SQp2 was the only estimator with coverage probabilities oscillating closely around 0.95 for all the investigated sample sizes n≥50; for n=50, SQp2 was the only one to do so (Figure 1).
Figure 1. Lineplots of coverage probabilities across scenarios by nonparametric estimator (n=50).
For n=80, the coverage probabilities of HDp, SVp1, SVp2, and SVp3 fluctuated closely around the nominal level except for the simulations with an ED (0.94) (Figure 2). For n≥100, these estimators performed close to the 0.95 nominal level for all the investigated distributions. The coverage probabilities of the recently proposed NOp estimator varied between 0.945 and 0.950 for n=200 and were very close to 0.95 for n=250 (results not shown).
Figure 2. Lineplots of coverage probabilities across scenarios by nonparametric estimator (n=80).
Diederichsen et al.  compared coronary artery calcification measurements using the Agatston score with the measurements using Framingham Heart Score in Danes of 50 and 60 years of age. Of 1,825 randomly sampled citizens, 1,257 consented to participation in the study, and 1,156 of them were eligible. To assess intra- and inter-rater agreement, Agatston scores were independently reanalyzed for 129 randomly chosen study participants, and the agreement measures were the proportions of agreement and the kappa statistics for dichotomized calcification status (absence vs. presence). In the following, the intra-rater differences are used for exemplification purposes.

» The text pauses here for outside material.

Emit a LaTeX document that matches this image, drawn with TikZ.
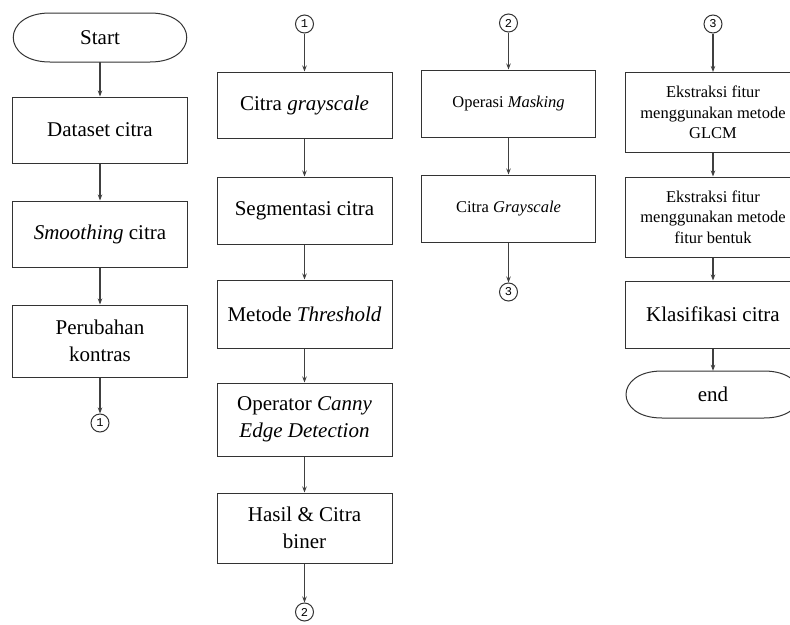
\documentclass[tikz,border=0pt]{standalone}
\usepackage{fontspec}
\setmainfont{Liberation Serif}
\setmonofont{Liberation Mono}
\usetikzlibrary{arrows.meta}
\newcommand\bigf{\fontsize{21}{26.5}\selectfont}
\newcommand\smallf{\fontsize{16.5}{20.5}\selectfont}
\begin{document}
\begin{tikzpicture}[x=1pt,y=-1pt,
  lc/.style={draw=black!80, line width=1pt},
  box/.style={lc, minimum width=175pt, align=center, font=\bigf, inner sep=2pt},
  sbox/.style={box, font=\smallf},
  term/.style={minimum width=174pt, minimum height=49pt, font=\bigf, inner sep=0pt},
  conn/.style={lc, circle, minimum size=18pt, inner sep=0pt, font=\ttfamily\fontsize{12}{12}\selectfont},
  arr/.style={draw=black!75, line width=1.1pt, -{Stealth[length=6pt,width=4.5pt]}}]
\useasboundingbox (0,0) rectangle (790,624);
\clip (0,0) rectangle (790,624);
% column 1
\node[term] (st) at (100,37.5) {Start};
\draw[lc, shift={(st.center)}] (-50,-24.5) -- (50,-24.5) .. controls (99,-24.5) and (99,24.5) .. (50,24.5) -- (-50,24.5) .. controls (-99,24.5) and (-99,-24.5) .. (-50,-24.5) -- cycle;
\node[box, minimum height=66pt] (d1) at (100,130) {Dataset citra};
\node[box, minimum height=66pt] (d2) at (100,234) {\textit{Smoothing} citra};
\node[box, minimum height=72pt] (d3) at (100,341) {Perubahan\\kontras};
\node[conn] (c1a) at (100,423) {1};
\draw[arr] (st.south) -- (d1.north);
\draw[arr] (d1.south) -- (d2.north);
\draw[arr] (d2.south) -- (d3.north);
\draw[arr] (d3.south) -- (c1a.north);
% column 2
\node[conn] (c1b) at (304.5,24) {1};
\node[box, minimum height=66pt] (g1) at (304.5,105) {Citra \textit{grayscale}};
\node[box, minimum height=67pt] (g2) at (304.5,210.5) {Segmentasi citra};
\node[box, minimum height=68pt] (g3) at (304.5,314) {Metode \textit{Threshold}};
\node[box, minimum height=73pt] (g4) at (304.5,419.5) {Operator \textit{Canny}\\\textit{Edge Detection}};
\node[box, minimum height=70pt] (g5) at (304.5,528) {Hasil \& Citra\\biner};
\node[conn] (c2a) at (304.5,612) {2};
\draw[arr] (c1b.south) -- (g1.north);
\draw[arr] (g1.south) -- (g2.north);
\draw[arr] (g2.south) -- (g3.north);
\draw[arr] (g3.south) -- (g4.north);
\draw[arr] (g4.south) -- (g5.north);
\draw[arr] (g5.south) -- (c2a.north);
% column 3
\node[conn] (c2b) at (508.5,23) {2};
\node[sbox, minimum height=67pt, minimum width=174pt] (m1) at (508.5,103.5) {Operasi \textit{Masking}};
\node[sbox, minimum height=67pt, minimum width=174pt] (m2) at (508.5,208.5) {Citra \textit{Grayscale}};
\node[conn] (c3a) at (508.5,292) {3};
\draw[arr] (c2b.south) -- (m1.north);
\draw[arr] (m1.south) -- (m2.north);
\draw[arr] (m2.south) -- (c3a.north);
% column 4
\node[conn] (c3b) at (713,24) {3};
\node[sbox, minimum height=80pt, minimum width=176pt] (e1) at (713,112.5) {Ekstraksi fitur\\menggunakan metode\\GLCM};
\node[sbox, minimum height=80pt, minimum width=176pt] (e2) at (713,217) {Ekstraksi fitur\\menggunakan metode\\fitur bentuk};
\node[box, minimum height=67pt, minimum width=176pt] (e3) at (713,314.5) {Klasifikasi citra};
\node[term, minimum width=176pt, minimum height=47pt] (en) at (713,394.5) {end};
\draw[lc, shift={(en.center)}] (-51,-23.5) -- (51,-23.5) .. controls (99,-23.5) and (99,23.5) .. (51,23.5) -- (-51,23.5) .. controls (-99,23.5) and (-99,-23.5) .. (-51,-23.5) -- cycle;
\draw[arr] (c3b.south) -- (e1.north);
\draw[arr] (e1.south) -- (e2.north);
\draw[arr] (e2.south) -- (e3.north);
\draw[arr] (e3.south) -- (en.north);
\end{tikzpicture}
\end{document}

Approximately half of the 129 participants had an Agatston score of 0. The paired intra-rater differences ranged from -683 to 130, with a first, second, and third quartile being equal to 0; the 5th, 10th, 90th and 95th percentiles were -23, -12, 1.1, and 5, respectively. The empirical distribution of the paired differences was, therefore, characterized by its denseness around 0 and a single, comparatively extreme outlier, clearly indicating the inappropriateness of the normality assumption in this setting (Figure 3).

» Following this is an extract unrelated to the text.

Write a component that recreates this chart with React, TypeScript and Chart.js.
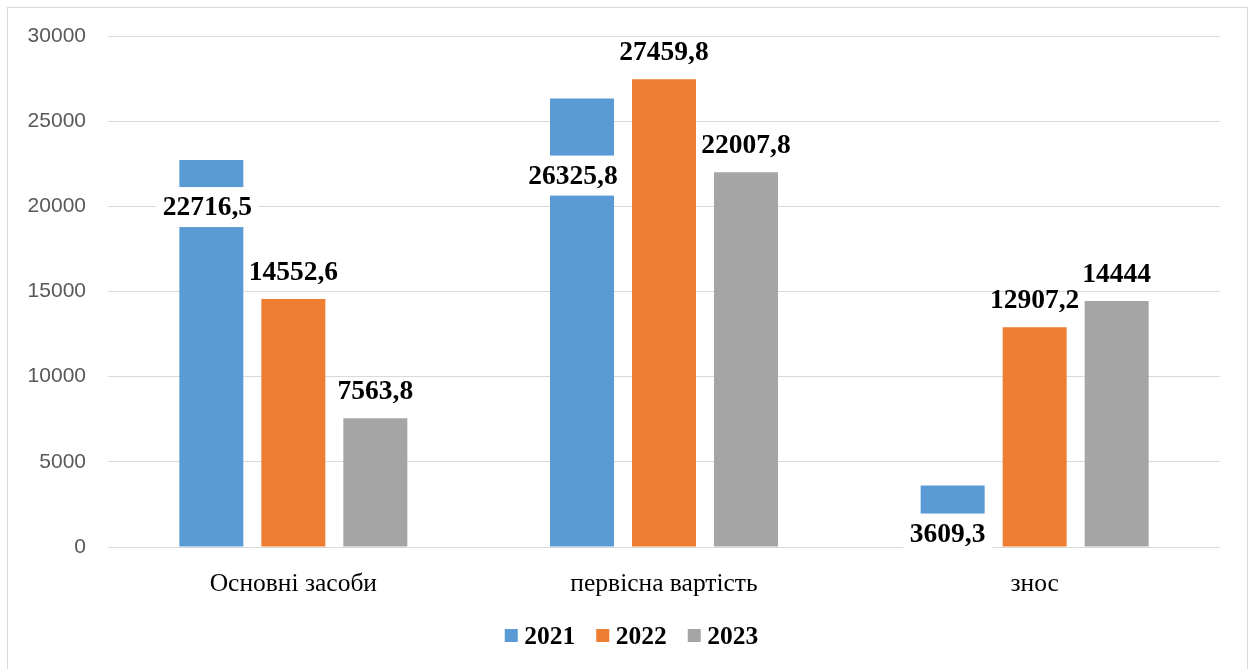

Figure 3. Histogram for the data of the worked example, including an approximating normal distribution.
Using SQp2, HDp, and SVp1, the nonparametric, asymmetric, and robust LoA are -61.5, 12.8; -96.2, 26.7; and -122.1, 30.6, respectively, whereas the symmetric BA LoA of -129.8, 116.1 are equidistant from the estimated mean difference of -6.9 (Figure 4). The upper LoA for HDp and SVp1 are similar, but the respective lower LoA are differently affected by the single outlier (3942.5, -683). SQp2 appears to be most robust to few outliers due to its definition.

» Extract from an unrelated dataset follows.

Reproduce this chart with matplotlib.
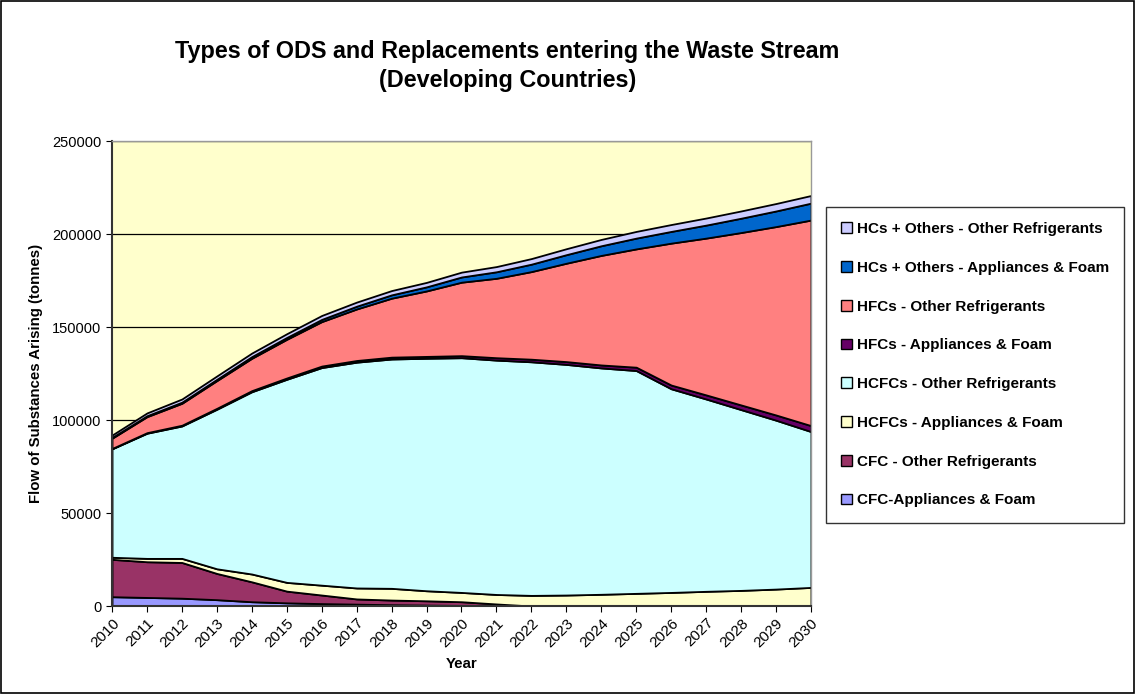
import numpy as np
import matplotlib

matplotlib.use("Agg")
import matplotlib.pyplot as plt
from matplotlib.patches import Rectangle

plt.rcParams["font.family"] = ["Liberation Sans", "DejaVu Sans"]

years = list(range(2010, 2031))

# tonnes por año, de abajo hacia arriba en la pila
cfc_appl = [5000, 4600, 4200, 3400, 2300, 1700, 1300, 1000, 700, 500, 300,
            100, 0, 0, 0, 0, 0, 0, 0, 0, 0]
cfc_other = [20100, 19200, 19200, 14100, 10700, 6300, 4600, 2800, 2500, 2300, 2000,
             1000, 0, 0, 0, 0, 0, 0, 0, 0, 0]
hcfc_appl = [1100, 1800, 2200, 2500, 4200, 4700, 5300, 5900, 6300, 5400, 5000,
             5100, 5700, 5900, 6300, 6800, 7300, 7900, 8400, 9100, 10000]
hcfc_other = [58300, 67300, 71200, 85800, 98000, 109200, 117000, 121400, 123300, 125000, 126200,
              126000, 125600, 124000, 121700, 119800, 109500, 103400, 97200, 90800, 83800]
hfc_appl = [200, 300, 400, 500, 600, 700, 800, 900, 1000, 1000, 1100,
            1300, 1400, 1500, 1600, 1800, 2000, 2200, 2500, 2800, 3200]
hfc_other = [5500, 8600, 11800, 14900, 17400, 20800, 23900, 27700, 31700, 35200, 39500,
             42700, 47100, 52900, 58900, 63600, 76300, 84300, 92700, 101300, 110500]
hc_appl = [400, 500, 600, 700, 900, 1000, 1200, 1500, 1800, 2200, 2800,
           3500, 4000, 4600, 5200, 5800, 6300, 7000, 7700, 8400, 9100]
hc_other = [1300, 1500, 1700, 1800, 1900, 2000, 2100, 2200, 2300, 2400, 2600,
            2800, 3000, 3200, 3400, 3600, 3700, 3800, 3900, 4000, 4100]

labels = ["CFC-Appliances & Foam", "CFC - Other Refrigerants",
          "HCFCs - Appliances & Foam", "HCFCs - Other Refrigerants",
          "HFCs - Appliances & Foam", "HFCs - Other Refrigerants",
          "HCs + Others - Appliances & Foam", "HCs + Others - Other Refrigerants"]
colores = ["#9999FF", "#993366", "#FFFFCC", "#CCFFFF",
           "#660066", "#FF8080", "#0066CC", "#CCCCFF"]

fig = plt.figure(figsize=(11.35, 6.94), dpi=100)
ax = fig.add_axes([0.0987, 0.1268, 0.6158, 0.67])
ax.set_facecolor("#FFFFCC")

series = [cfc_appl, cfc_other, hcfc_appl, hcfc_other, hfc_appl, hfc_other, hc_appl, hc_other]
ax.stackplot(years, *series, colors=colores, labels=labels,
             edgecolor="black", linewidth=1.3, zorder=2)

ax.set_xlim(2010, 2030)
ax.set_ylim(0, 250000)
ax.set_yticks(np.arange(0, 250001, 50000))
ax.set_xticks(years)
ax.set_xticklabels([str(y) for y in years], rotation=45, ha="right",
                   rotation_mode="anchor", fontsize=11)
ax.tick_params(axis="y", labelsize=10.5, direction="out", length=4)
ax.tick_params(axis="x", direction="out", length=4, pad=3)
ax.yaxis.grid(True, color="black", lw=0.9, zorder=0)
ax.set_axisbelow(True)

for s in ["top", "right"]:
    ax.spines[s].set_color("#999999")
    ax.spines[s].set_linewidth(1)
for s in ["left", "bottom"]:
    ax.spines[s].set_color("#333333")
    ax.spines[s].set_linewidth(1.5)

ax.set_xlabel("Year", fontsize=10.8, fontweight="bold", labelpad=5)
ax.set_ylabel("Flow of Substances Arising (tonnes)", fontsize=10.8, fontweight="bold",
              labelpad=7)

fig.text(0.447, 0.905, "Types of ODS and Replacements entering the Waste Stream\n"
         "(Developing Countries)", ha="center", va="center", fontsize=16.8,
         fontweight="bold", linespacing=1.3)

h, l = ax.get_legend_handles_labels()
leg = fig.legend(h[::-1], l[::-1], loc="upper left", bbox_to_anchor=(0.7278, 0.702),
                 frameon=True, fancybox=False, edgecolor="black",
                 prop={"weight": "bold", "size": 11}, handlelength=0.7, handleheight=0.7,
                 handletextpad=0.3, labelspacing=1.62, borderpad=1.0, borderaxespad=0)
leg.get_frame().set_linewidth(1)
for t in leg.get_patches():
    t.set_edgecolor("black")
    t.set_linewidth(1)

fig.add_artist(Rectangle((0.001, 0.001), 0.998, 0.998, transform=fig.transFigure,
                         fill=False, edgecolor="black", lw=1.2))

fig.savefig("out.png", dpi=100)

Figure 4. SQp2 (magenta, long dashes), HDp (red, short dashes) and SVp1 (black, solid lines) contrasted with classical BA LoA (shaded area).
The sensitivity of the classical BA LoA to outliers becomes crystal-clear when excluding the single outlier here. Then, the symmetric BA LoA are -37.4 and 34.3, and the estimated mean difference reduces to -1.6. In practice, outliers are, though, kept in the analysis dataset if there is no reasonable explanation for an exclusion. This underlines the importance of robust alternatives to the BA LoA.
The simple sample quantile estimators based on one and two order statistics performed closest to the nominal level in terms of the coverage probability for the next observation across six distributional scenarios for n=30 and n=50, 80, 100, 150. The Harrell-Davis subsampling estimator and estimators of the Sfakianakis-Verginis type followed closely for sample sizes of at least n=80 and may be considered intuitively more appealing as they use the entire sample, whereas more simple and outlier-robust sample quantile estimators are based on only a few observations from the sample.